GIVEN TASK >> Return the lines below exactly, from the first line to the line that contains "import pandas as pd". Leave out pictures.

GIVEN DATA >>
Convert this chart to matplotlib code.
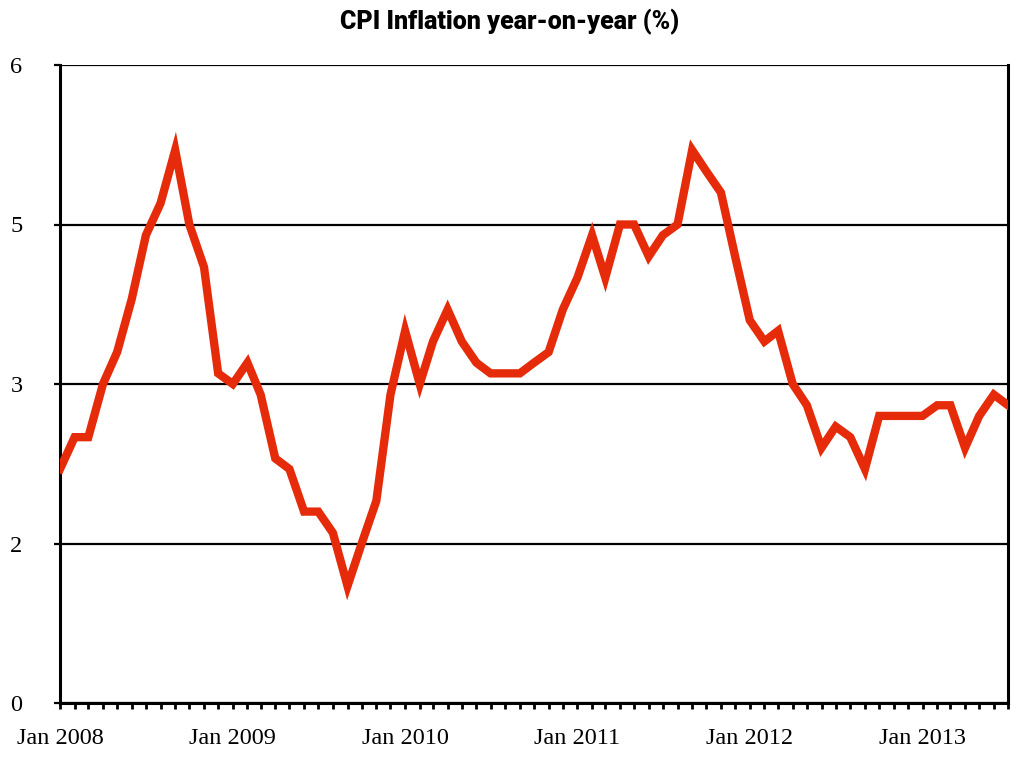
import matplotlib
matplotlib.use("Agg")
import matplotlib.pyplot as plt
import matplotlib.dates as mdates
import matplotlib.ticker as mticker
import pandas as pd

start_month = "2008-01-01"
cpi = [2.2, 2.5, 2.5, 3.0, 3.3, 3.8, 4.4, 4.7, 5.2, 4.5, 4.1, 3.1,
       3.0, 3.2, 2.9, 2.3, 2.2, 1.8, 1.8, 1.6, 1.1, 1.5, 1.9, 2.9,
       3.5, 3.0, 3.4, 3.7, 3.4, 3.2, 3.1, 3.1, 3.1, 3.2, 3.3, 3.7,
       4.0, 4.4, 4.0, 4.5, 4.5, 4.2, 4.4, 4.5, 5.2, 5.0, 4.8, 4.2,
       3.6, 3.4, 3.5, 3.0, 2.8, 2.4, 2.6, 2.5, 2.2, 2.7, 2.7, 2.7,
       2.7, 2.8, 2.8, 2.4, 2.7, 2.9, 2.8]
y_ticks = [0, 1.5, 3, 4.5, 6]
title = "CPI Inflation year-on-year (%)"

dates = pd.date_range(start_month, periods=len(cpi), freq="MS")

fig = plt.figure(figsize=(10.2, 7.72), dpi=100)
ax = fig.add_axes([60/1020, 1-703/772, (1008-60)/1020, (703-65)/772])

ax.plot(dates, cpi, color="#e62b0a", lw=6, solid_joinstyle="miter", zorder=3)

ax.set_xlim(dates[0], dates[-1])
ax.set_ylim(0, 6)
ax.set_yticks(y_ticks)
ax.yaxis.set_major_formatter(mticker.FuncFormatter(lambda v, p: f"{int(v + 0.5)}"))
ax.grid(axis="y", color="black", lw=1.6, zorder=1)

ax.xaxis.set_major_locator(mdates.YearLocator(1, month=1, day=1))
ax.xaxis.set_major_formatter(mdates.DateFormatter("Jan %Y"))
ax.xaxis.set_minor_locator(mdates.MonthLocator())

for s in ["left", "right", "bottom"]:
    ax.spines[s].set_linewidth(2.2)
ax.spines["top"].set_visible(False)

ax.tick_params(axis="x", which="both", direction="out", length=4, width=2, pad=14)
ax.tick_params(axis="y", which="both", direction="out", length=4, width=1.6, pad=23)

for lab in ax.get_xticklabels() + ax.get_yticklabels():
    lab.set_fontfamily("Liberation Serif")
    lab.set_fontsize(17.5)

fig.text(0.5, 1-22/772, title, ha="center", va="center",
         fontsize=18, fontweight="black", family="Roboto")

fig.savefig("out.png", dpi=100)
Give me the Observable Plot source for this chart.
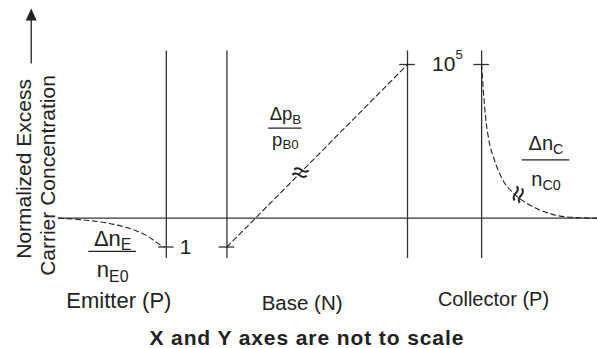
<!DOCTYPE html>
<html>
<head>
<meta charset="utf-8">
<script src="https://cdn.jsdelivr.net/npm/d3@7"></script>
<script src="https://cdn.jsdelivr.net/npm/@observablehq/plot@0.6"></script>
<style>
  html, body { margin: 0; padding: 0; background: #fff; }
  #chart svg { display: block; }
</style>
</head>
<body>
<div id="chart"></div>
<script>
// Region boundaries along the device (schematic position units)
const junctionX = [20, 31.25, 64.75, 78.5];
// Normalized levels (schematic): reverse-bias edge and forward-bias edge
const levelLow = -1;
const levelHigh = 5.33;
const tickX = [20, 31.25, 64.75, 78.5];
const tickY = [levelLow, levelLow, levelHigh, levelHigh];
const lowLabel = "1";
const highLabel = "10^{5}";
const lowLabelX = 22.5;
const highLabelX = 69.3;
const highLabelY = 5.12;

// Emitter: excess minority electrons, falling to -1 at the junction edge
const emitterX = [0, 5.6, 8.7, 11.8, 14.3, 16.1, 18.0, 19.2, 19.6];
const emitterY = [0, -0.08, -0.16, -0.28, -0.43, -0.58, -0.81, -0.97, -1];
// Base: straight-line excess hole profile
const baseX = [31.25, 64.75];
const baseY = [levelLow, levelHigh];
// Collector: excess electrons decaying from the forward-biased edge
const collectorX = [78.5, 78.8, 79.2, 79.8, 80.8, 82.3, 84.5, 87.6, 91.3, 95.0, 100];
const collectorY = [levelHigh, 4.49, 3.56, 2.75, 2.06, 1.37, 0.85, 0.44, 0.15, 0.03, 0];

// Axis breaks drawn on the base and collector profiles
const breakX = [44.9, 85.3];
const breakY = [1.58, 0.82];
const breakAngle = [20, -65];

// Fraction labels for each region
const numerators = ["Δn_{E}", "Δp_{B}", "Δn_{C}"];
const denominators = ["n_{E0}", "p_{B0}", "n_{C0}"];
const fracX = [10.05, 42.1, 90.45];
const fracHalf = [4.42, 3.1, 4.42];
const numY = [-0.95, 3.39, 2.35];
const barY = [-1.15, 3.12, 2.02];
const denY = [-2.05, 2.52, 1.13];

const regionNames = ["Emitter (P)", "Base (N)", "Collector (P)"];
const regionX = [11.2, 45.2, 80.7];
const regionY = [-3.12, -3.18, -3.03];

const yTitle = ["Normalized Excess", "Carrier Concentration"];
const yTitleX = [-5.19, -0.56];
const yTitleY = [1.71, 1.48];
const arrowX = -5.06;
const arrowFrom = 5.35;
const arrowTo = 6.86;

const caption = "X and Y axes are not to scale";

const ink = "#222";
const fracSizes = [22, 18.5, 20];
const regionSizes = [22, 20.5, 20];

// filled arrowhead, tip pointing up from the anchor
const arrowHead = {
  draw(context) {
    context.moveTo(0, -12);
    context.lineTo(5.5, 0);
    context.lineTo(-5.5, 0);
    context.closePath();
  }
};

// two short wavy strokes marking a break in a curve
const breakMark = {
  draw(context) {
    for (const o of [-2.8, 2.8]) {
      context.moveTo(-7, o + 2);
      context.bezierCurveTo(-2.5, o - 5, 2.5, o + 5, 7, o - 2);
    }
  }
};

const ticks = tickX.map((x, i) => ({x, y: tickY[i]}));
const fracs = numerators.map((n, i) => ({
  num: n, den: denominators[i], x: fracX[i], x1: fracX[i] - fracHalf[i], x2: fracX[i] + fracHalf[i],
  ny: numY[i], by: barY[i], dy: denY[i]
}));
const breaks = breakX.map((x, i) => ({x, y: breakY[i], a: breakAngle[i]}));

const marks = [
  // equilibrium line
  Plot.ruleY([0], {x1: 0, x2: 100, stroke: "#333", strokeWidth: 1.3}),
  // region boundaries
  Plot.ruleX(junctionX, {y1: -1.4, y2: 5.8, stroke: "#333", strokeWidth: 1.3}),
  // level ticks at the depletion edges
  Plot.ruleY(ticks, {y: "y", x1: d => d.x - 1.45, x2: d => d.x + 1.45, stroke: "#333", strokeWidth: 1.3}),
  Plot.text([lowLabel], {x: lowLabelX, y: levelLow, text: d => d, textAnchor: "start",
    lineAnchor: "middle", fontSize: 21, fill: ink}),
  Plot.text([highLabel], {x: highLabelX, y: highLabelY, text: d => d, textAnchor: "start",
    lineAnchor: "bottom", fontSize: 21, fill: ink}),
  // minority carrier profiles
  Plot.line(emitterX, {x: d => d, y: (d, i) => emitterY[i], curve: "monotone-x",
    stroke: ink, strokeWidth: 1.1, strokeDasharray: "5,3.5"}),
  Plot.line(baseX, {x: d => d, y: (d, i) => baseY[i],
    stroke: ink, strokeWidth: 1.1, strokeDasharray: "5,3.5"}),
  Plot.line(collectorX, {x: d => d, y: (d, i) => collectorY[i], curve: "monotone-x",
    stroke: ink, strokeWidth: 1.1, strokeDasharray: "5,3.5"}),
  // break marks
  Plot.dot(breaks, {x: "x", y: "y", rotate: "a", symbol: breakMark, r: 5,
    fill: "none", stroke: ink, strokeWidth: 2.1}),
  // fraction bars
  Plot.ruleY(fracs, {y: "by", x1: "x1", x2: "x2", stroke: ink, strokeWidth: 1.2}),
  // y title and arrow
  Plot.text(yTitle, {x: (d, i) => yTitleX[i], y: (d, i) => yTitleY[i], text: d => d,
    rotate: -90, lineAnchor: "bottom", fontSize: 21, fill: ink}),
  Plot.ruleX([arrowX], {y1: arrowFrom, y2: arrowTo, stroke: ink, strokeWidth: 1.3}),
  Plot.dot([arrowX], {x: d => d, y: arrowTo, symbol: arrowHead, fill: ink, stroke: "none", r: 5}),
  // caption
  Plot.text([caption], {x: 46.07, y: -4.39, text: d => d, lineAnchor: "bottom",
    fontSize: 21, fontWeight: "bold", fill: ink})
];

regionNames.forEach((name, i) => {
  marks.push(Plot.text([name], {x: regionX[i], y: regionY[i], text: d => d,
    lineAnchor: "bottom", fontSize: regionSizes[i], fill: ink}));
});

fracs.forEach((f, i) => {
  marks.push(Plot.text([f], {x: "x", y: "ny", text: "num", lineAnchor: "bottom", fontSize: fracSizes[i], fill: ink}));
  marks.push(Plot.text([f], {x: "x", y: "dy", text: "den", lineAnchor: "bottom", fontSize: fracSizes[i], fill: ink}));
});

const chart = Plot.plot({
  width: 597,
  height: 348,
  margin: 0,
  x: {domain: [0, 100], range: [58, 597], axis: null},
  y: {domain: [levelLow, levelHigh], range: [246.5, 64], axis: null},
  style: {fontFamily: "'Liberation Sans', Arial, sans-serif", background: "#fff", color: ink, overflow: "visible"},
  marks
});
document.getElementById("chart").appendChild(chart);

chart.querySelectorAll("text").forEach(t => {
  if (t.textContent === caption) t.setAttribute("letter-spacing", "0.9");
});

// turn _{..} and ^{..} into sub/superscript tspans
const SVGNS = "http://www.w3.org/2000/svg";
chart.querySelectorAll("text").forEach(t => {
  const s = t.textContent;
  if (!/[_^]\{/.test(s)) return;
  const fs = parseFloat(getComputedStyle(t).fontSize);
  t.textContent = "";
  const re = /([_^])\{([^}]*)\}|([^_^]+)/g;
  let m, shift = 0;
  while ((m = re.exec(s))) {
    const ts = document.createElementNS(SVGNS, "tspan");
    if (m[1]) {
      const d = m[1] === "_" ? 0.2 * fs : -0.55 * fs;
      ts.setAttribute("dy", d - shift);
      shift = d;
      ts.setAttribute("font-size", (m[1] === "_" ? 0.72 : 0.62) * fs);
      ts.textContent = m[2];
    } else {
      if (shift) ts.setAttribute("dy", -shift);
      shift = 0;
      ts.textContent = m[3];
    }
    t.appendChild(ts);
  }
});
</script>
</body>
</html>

SOLUTION FOR THIS EXERCISE >>
Convert this chart to matplotlib code.
import matplotlib
matplotlib.use("Agg")
import matplotlib.pyplot as plt
import matplotlib.dates as mdates
import matplotlib.ticker as mticker
import pandas as pd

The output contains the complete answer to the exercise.